Among the classic abandonment stories is the one that was written by Jean Jacques Rousseau. I find it quite horrific the way in which he was dealt with by his father in his early childhood. Agreeing with Rousseau on whether or not it was his fault that his mother died is all irrelevant. While thinking about it, could Rousseau really have felt any other way about it His father constantly let him know how much his mother had been missed, "Give her back to me, console me for her, fill the void she has left in my heart! Should I love you so if you were not more to me than a son" (Gunner p 278). What's possibly the quite worst of all is what all of this lef upon Rousseau as a kid.

For he never really grew up emotionally normal due to the burden that was quite unfairly placed on him, and this in turn led to the many misfortunes that would fall him throughout his life. Mary Shelley's "Frankenstein" was filled with tales of loss and abandonment and creation and recovery. Creation and recovery start off the tale of Frankenstein but soon abandonment and loss soon beset the stage of fate. Upon the discovery of his newly found abandonment the creature by who Victor Frankenstein created really got to show us the effects of abandonment on a man-child. The story in my eyes has quite a few hidden subplots that are made to be discovered and interpreted differently by every different reader that crosses paths with this story. For I see in parts of this story I see Mary Shelley trying to tell us that creation falls upon the duty of no man and that only God shall be the all mighty maker of man.

That's one of my interpretations of the story. Again one can only conceive upon what it would be like to create such an atrocity, yet Victor gives us quite a description, "he was ugly then, but when those muscles and joints were rendered capable of motion, it became a thing such as even Dante could not have conceived. So if by ranking all of the texts in accordance with having loss / abandonment and recovery / creation as pre-requisites for the order than it would be clear that this by far outranks any of the texts that we have read up to. Again that's my personal opinion, which is in itself questionable, but nonetheless I give it to you When I start to read the works of Sigmund Freud I get the overwhelming sense that he mainly deals with recovery and creation. The work I read of his in class was "The Interpretation of Dreams".
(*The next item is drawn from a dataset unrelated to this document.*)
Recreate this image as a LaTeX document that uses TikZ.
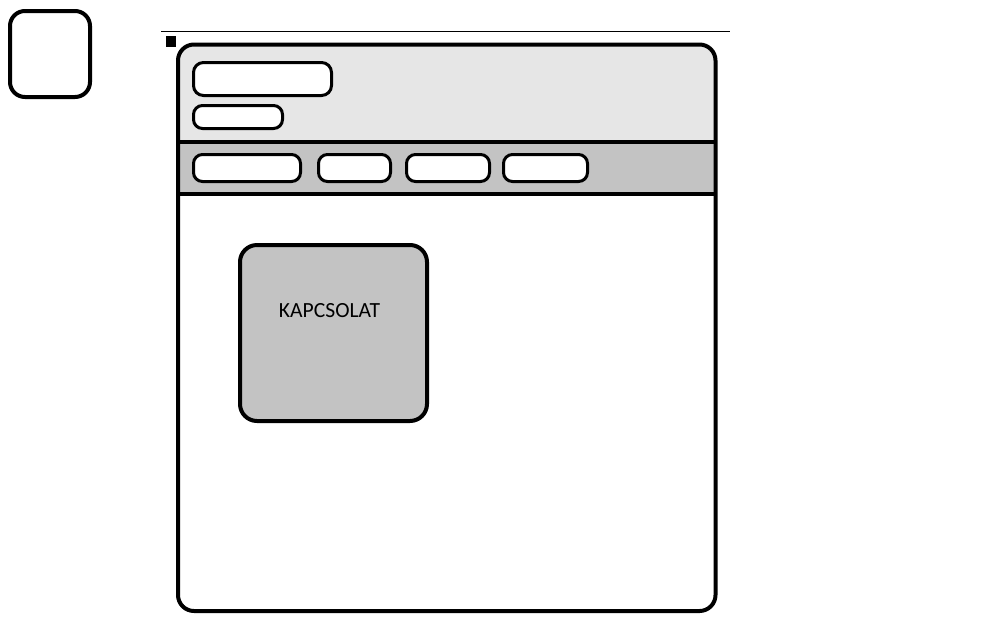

I've read a few of Freud's other works on my own and I know doubt come to the conclusion that he is crazy with dealing with recovery and creation. In reading his incept Freud goes on talking about dreams and what they mean through our subconscious minds. Freud deals a lot with sexual subconscious thoughts to and what they mean as far to our normal thinking. A great example of how he worked this way was that, he said if people had a lot of dreams about being in a train with a member of the opposite sex or even a member of the same sex that they knew and they were constantly going in and out of tunnels, then it meant that their subconscious was telling this particular individual that they wanted a great deal to have sexual intercourse with this person. Some of his notions and theories on the human sub-conscious and sexuality were quite strange and off the wall, but they all had a sensibleness to them that made it hard to ignore that he could be on to something. In the scheme of things though it just seems to me that he is always intrigued by and interested with recovery and creation in the sense that he is always trying to recover the actual meaning behind dreams so that he could find out what's going on in our sub-conscious and therefore create a little knowledge into what the sub-conscious really can tell us about a person true feelings, emotions, and thoughts.

Sigmund Freud if he was around this day and age could have discovered far more now than he ever did back then with all of the new technology and other equipment that could have been at his disposal. I also felt that he was always onto something but could never really get over the top of the hill, nonetheless he was right there, "The relation of our typical dreams to fairy-tales and other fiction and poetry is neither sporadic nor accidental". What does this mean. In my opinion it meant that he knew what the truth behind it was, but that he couldn't back it up with the scientific proof yet to show the people that he was right.